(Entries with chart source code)
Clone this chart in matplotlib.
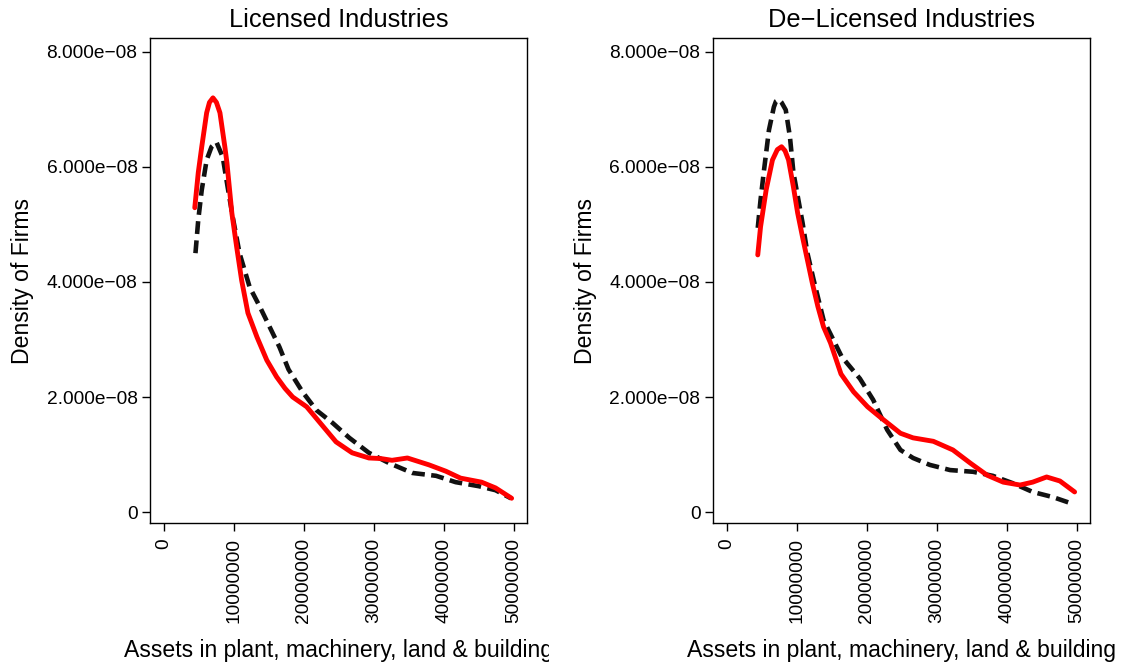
import matplotlib
matplotlib.use('Agg')
import matplotlib.pyplot as plt
from matplotlib.transforms import Bbox, TransformedBbox

plt.rcParams['font.family'] = ['Liberation Sans', 'DejaVu Sans']

# density estimates, x in millions of rupees, y in units of 1e-8
lic_red_x = [4.4, 4.9, 5.4, 6.1, 6.5, 7.0, 7.5, 8.0, 8.7, 9.0, 9.7, 10.4, 11.1, 12.0, 13.3, 14.7,
             16.1, 17.3, 18.4, 20.4, 22.6, 24.6, 26.9, 29.3, 31.0, 32.6, 34.8, 37.9, 40.3,
             42.4, 45.4, 47.4, 49.7]
lic_red_y = [5.29, 5.9, 6.35, 6.94, 7.12, 7.2, 7.12, 6.94, 6.35, 6.07, 5.2, 4.6, 4.03, 3.46, 3.04, 2.64,
             2.35, 2.15, 2.0, 1.83, 1.51, 1.22, 1.03, 0.94, 0.93, 0.9, 0.94, 0.82, 0.71,
             0.59, 0.52, 0.42, 0.24]
lic_blk_x = [4.5, 4.9, 5.4, 6.1, 6.8, 7.5, 8.4, 9.1, 9.9, 10.8, 12.25, 13.7, 15.1, 16.5, 17.8,
             19.8, 21.8, 24.1, 26.5, 29.3, 32.2, 35.5, 38.9, 41.7, 45.0, 47.4, 49.6]
lic_blk_y = [4.5, 5.08, 5.6, 6.12, 6.35, 6.43, 6.17, 5.65, 5.08, 4.5, 3.91, 3.57, 3.22, 2.87, 2.48,
             2.09, 1.77, 1.55, 1.29, 1.03, 0.85, 0.68, 0.63, 0.52, 0.45, 0.38, 0.24]

delic_red_x = [4.4, 4.8, 5.6, 6.5, 7.2, 7.8, 8.3, 8.8, 9.5, 10.1, 10.8, 11.5, 12.2, 13.0, 13.8, 14.8,
               16.3, 18.1, 20.1, 21.9, 24.8, 26.6, 29.5, 32.3, 34.8, 37.2, 39.5, 41.9, 43.7,
               45.7, 47.6, 49.7]
delic_red_y = [4.47, 4.96, 5.6, 6.12, 6.3, 6.35, 6.28, 6.12, 5.65, 5.2, 4.78, 4.38, 3.98, 3.57, 3.22, 2.94,
               2.4, 2.09, 1.83, 1.65, 1.37, 1.29, 1.23, 1.08, 0.85, 0.64, 0.52, 0.47, 0.52,
               0.61, 0.54, 0.35]
delic_blk_x = [4.4, 4.8, 5.3, 6.0, 6.7, 7.0, 7.4, 7.8, 8.4, 9.0, 9.5, 10.8, 11.5, 12.4, 13.8, 16.4,
               19.0, 20.9, 22.9, 24.8, 26.6, 29.0, 31.9, 35.2, 38.0, 40.9, 43.7, 46.6, 49.0]
delic_blk_y = [4.94, 5.43, 5.95, 6.64, 7.04, 7.14, 7.17, 7.12, 6.99, 6.52, 5.9, 5.03, 4.5, 4.03, 3.34, 2.7,
               2.32, 1.95, 1.43, 1.08, 0.94, 0.82, 0.73, 0.70, 0.63, 0.5, 0.35, 0.26, 0.16]

titles = ['Licensed Industries', 'De\u2212Licensed Industries']
xticks = [0, 10000000, 20000000, 30000000, 40000000, 50000000]
yticks = [0, 2e-8, 4e-8, 6e-8, 8e-8]
ytick_labels = ['0', '2.000e\u221208', '4.000e\u221208', '6.000e\u221208', '8.000e\u221208']
xlab = 'Assets in plant, machinery, land & building'

W, H = 1123, 665
fig = plt.figure(figsize=(W / 100, H / 100), dpi=100)

panels = [(lic_red_x, lic_red_y, lic_blk_x, lic_blk_y),
          (delic_red_x, delic_red_y, delic_blk_x, delic_blk_y)]
lefts = [150, 713]

for i in range(2):
    rx, ry, bx, by = panels[i]
    l = lefts[i]
    ax = fig.add_axes([l / W, (H - 523) / H, 377 / W, 485 / H])
    ax.plot([v * 1e6 for v in bx], [v * 1e-8 for v in by], color='#111111', lw=3.3,
            dashes=(2.8, 1.4), solid_capstyle='butt')
    ax.plot([v * 1e6 for v in rx], [v * 1e-8 for v in ry], color='red', lw=3.5,
            solid_capstyle='round', solid_joinstyle='round')
    ax.set_xlim(-2.0e6, 51.9e6)
    ax.set_ylim(-0.19e-8, 8.24e-8)
    ax.set_xticks(xticks)
    ax.set_xticklabels([str(t) for t in xticks], rotation=90, fontsize=13.8)
    ax.set_yticks(yticks)
    ax.set_yticklabels(ytick_labels, fontsize=13.8)
    ax.tick_params(direction='out', length=6, width=1, pad=3)
    ax.tick_params(axis='x', pad=5)
    for s in ax.spines.values():
        s.set_linewidth(1)
    ax.set_title(titles[i], fontsize=18.3, pad=8)
    ax.set_ylabel('Density of Firms', fontsize=16.6, labelpad=9)
    cx = (l + l + 377) / 2 / W
    t = fig.text(cx, 1 - 650 / H, xlab, ha='center', va='center', fontsize=16.6)
    if i == 0:
        t.set_clip_box(TransformedBbox(Bbox([[0, 0], [549 / W, 1]]), fig.transFigure))
        t.set_clip_on(True)

fig.savefig('out.png', dpi=100)
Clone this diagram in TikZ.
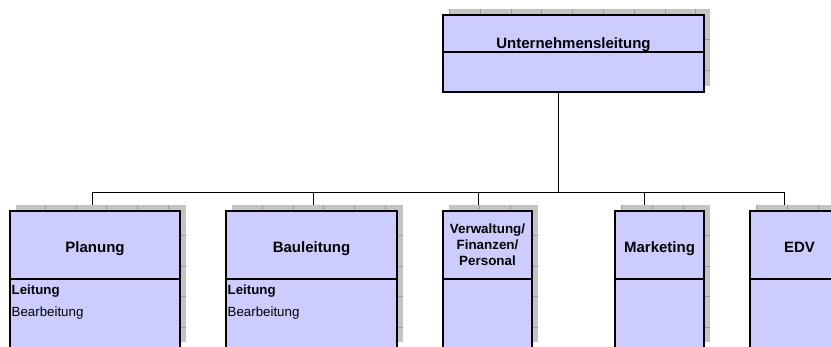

▶ **Task to carry out**:
All preceding records should be duplicated verbatim, images excepted.

▶ **Answer below**:
Clone this chart in matplotlib.
import matplotlib
matplotlib.use('Agg')
import matplotlib.pyplot as plt
from matplotlib.transforms import Bbox, TransformedBbox

plt.rcParams['font.family'] = ['Liberation Sans', 'DejaVu Sans']

# density estimates, x in millions of rupees, y in units of 1e-8
lic_red_x = [4.4, 4.9, 5.4, 6.1, 6.5, 7.0, 7.5, 8.0, 8.7, 9.0, 9.7, 10.4, 11.1, 12.0, 13.3, 14.7,
             16.1, 17.3, 18.4, 20.4, 22.6, 24.6, 26.9, 29.3, 31.0, 32.6, 34.8, 37.9, 40.3,
             42.4, 45.4, 47.4, 49.7]
lic_red_y = [5.29, 5.9, 6.35, 6.94, 7.12, 7.2, 7.12, 6.94, 6.35, 6.07, 5.2, 4.6, 4.03, 3.46, 3.04, 2.64,
             2.35, 2.15, 2.0, 1.83, 1.51, 1.22, 1.03, 0.94, 0.93, 0.9, 0.94, 0.82, 0.71,
             0.59, 0.52, 0.42, 0.24]
lic_blk_x = [4.5, 4.9, 5.4, 6.1, 6.8, 7.5, 8.4, 9.1, 9.9, 10.8, 12.25, 13.7, 15.1, 16.5, 17.8,
             19.8, 21.8, 24.1, 26.5, 29.3, 32.2, 35.5, 38.9, 41.7, 45.0, 47.4, 49.6]
lic_blk_y = [4.5, 5.08, 5.6, 6.12, 6.35, 6.43, 6.17, 5.65, 5.08, 4.5, 3.91, 3.57, 3.22, 2.87, 2.48,
             2.09, 1.77, 1.55, 1.29, 1.03, 0.85, 0.68, 0.63, 0.52, 0.45, 0.38, 0.24]

delic_red_x = [4.4, 4.8, 5.6, 6.5, 7.2, 7.8, 8.3, 8.8, 9.5, 10.1, 10.8, 11.5, 12.2, 13.0, 13.8, 14.8,
               16.3, 18.1, 20.1, 21.9, 24.8, 26.6, 29.5, 32.3, 34.8, 37.2, 39.5, 41.9, 43.7,
               45.7, 47.6, 49.7]
delic_red_y = [4.47, 4.96, 5.6, 6.12, 6.3, 6.35, 6.28, 6.12, 5.65, 5.2, 4.78, 4.38, 3.98, 3.57, 3.22, 2.94,
               2.4, 2.09, 1.83, 1.65, 1.37, 1.29, 1.23, 1.08, 0.85, 0.64, 0.52, 0.47, 0.52,
               0.61, 0.54, 0.35]
delic_blk_x = [4.4, 4.8, 5.3, 6.0, 6.7, 7.0, 7.4, 7.8, 8.4, 9.0, 9.5, 10.8, 11.5, 12.4, 13.8, 16.4,
               19.0, 20.9, 22.9, 24.8, 26.6, 29.0, 31.9, 35.2, 38.0, 40.9, 43.7, 46.6, 49.0]
delic_blk_y = [4.94, 5.43, 5.95, 6.64, 7.04, 7.14, 7.17, 7.12, 6.99, 6.52, 5.9, 5.03, 4.5, 4.03, 3.34, 2.7,
               2.32, 1.95, 1.43, 1.08, 0.94, 0.82, 0.73, 0.70, 0.63, 0.5, 0.35, 0.26, 0.16]

titles = ['Licensed Industries', 'De\u2212Licensed Industries']
xticks = [0, 10000000, 20000000, 30000000, 40000000, 50000000]
yticks = [0, 2e-8, 4e-8, 6e-8, 8e-8]
ytick_labels = ['0', '2.000e\u221208', '4.000e\u221208', '6.000e\u221208', '8.000e\u221208']
xlab = 'Assets in plant, machinery, land & building'

W, H = 1123, 665
fig = plt.figure(figsize=(W / 100, H / 100), dpi=100)

panels = [(lic_red_x, lic_red_y, lic_blk_x, lic_blk_y),
          (delic_red_x, delic_red_y, delic_blk_x, delic_blk_y)]
lefts = [150, 713]

for i in range(2):
    rx, ry, bx, by = panels[i]
    l = lefts[i]
    ax = fig.add_axes([l / W, (H - 523) / H, 377 / W, 485 / H])
    ax.plot([v * 1e6 for v in bx], [v * 1e-8 for v in by], color='#111111', lw=3.3,
            dashes=(2.8, 1.4), solid_capstyle='butt')
    ax.plot([v * 1e6 for v in rx], [v * 1e-8 for v in ry], color='red', lw=3.5,
            solid_capstyle='round', solid_joinstyle='round')
    ax.set_xlim(-2.0e6, 51.9e6)
    ax.set_ylim(-0.19e-8, 8.24e-8)
    ax.set_xticks(xticks)
    ax.set_xticklabels([str(t) for t in xticks], rotation=90, fontsize=13.8)
    ax.set_yticks(yticks)
    ax.set_yticklabels(ytick_labels, fontsize=13.8)
    ax.tick_params(direction='out', length=6, width=1, pad=3)
    ax.tick_params(axis='x', pad=5)
    for s in ax.spines.values():
        s.set_linewidth(1)
    ax.set_title(titles[i], fontsize=18.3, pad=8)
    ax.set_ylabel('Density of Firms', fontsize=16.6, labelpad=9)
    cx = (l + l + 377) / 2 / W
    t = fig.text(cx, 1 - 650 / H, xlab, ha='center', va='center', fontsize=16.6)
    if i == 0:
        t.set_clip_box(TransformedBbox(Bbox([[0, 0], [549 / W, 1]]), fig.transFigure))
        t.set_clip_on(True)

fig.savefig('out.png', dpi=100)
Clone this diagram in TikZ.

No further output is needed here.